= Jerry Blackstone =

American conductor

Jerry Blackstone is a Grammy Award winning American choral conductor. He was the director of choirs and chair of the Conducting Department at the University of Michigan and the music director of the University Musical Society Choral Union.

Blackstone holds degrees from Wheaton College, Indiana University, and the University of Southern California and has served on the music faculties of Phillips University, Westmont College, and Huntington University. In 1988, Blackstone joined the faculty of the University of Michigan, where he conducted the University of Michigan Chamber Choir, taught conducting at the graduate level, administered a choral program of eleven choirs, and directed the University of Michigan’s Summer Music Programs and Michigan Youth Ensembles. In 2022 he became the director of the Wheaton College Men's Glee Club and Women's Chorale choirs.
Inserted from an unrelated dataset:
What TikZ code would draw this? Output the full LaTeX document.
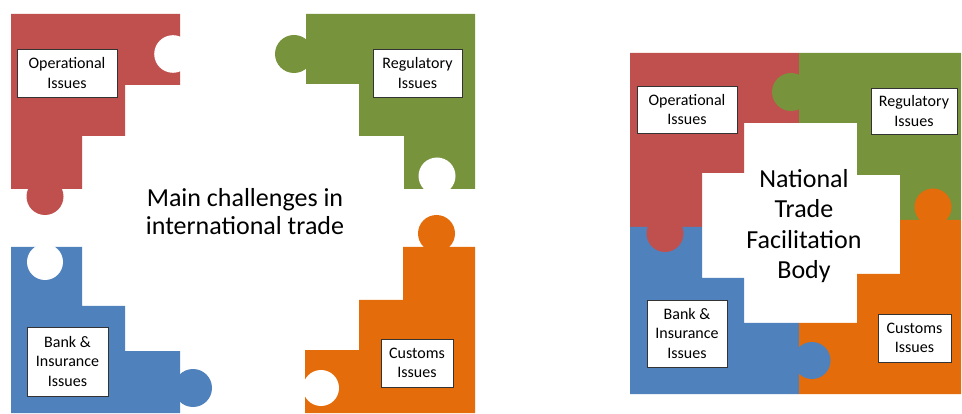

From 1988 to 2002, Blackstone was the conductor of the University of Michigan Men's Glee Club. He led the group on tours of Australia, Eastern and Central Europe, Asia, South America, and the United States. The Men’s Glee Club CD, I Have Had Singing, is a retrospective of his tenure as conductor of the ensemble.

Blackstone has appeared as festival guest conductor and workshop presenter in twenty-eight states as well as Hong Kong, Shanghai and Australia. His publications include an educational video, Working with Male Voices, and the Jerry Blackstone Choral Series.

In April 2004, Blackstone became Conductor and Music Director of the University Musical Society Choral Union, a large community/university chorus that frequently appears with the Detroit Symphony Orchestra performing major choral-orchestral works. In 2003/2004, he prepared the choirs for the Grammy-winning recording of William Bolcom's Songs of Innocence and of Experience.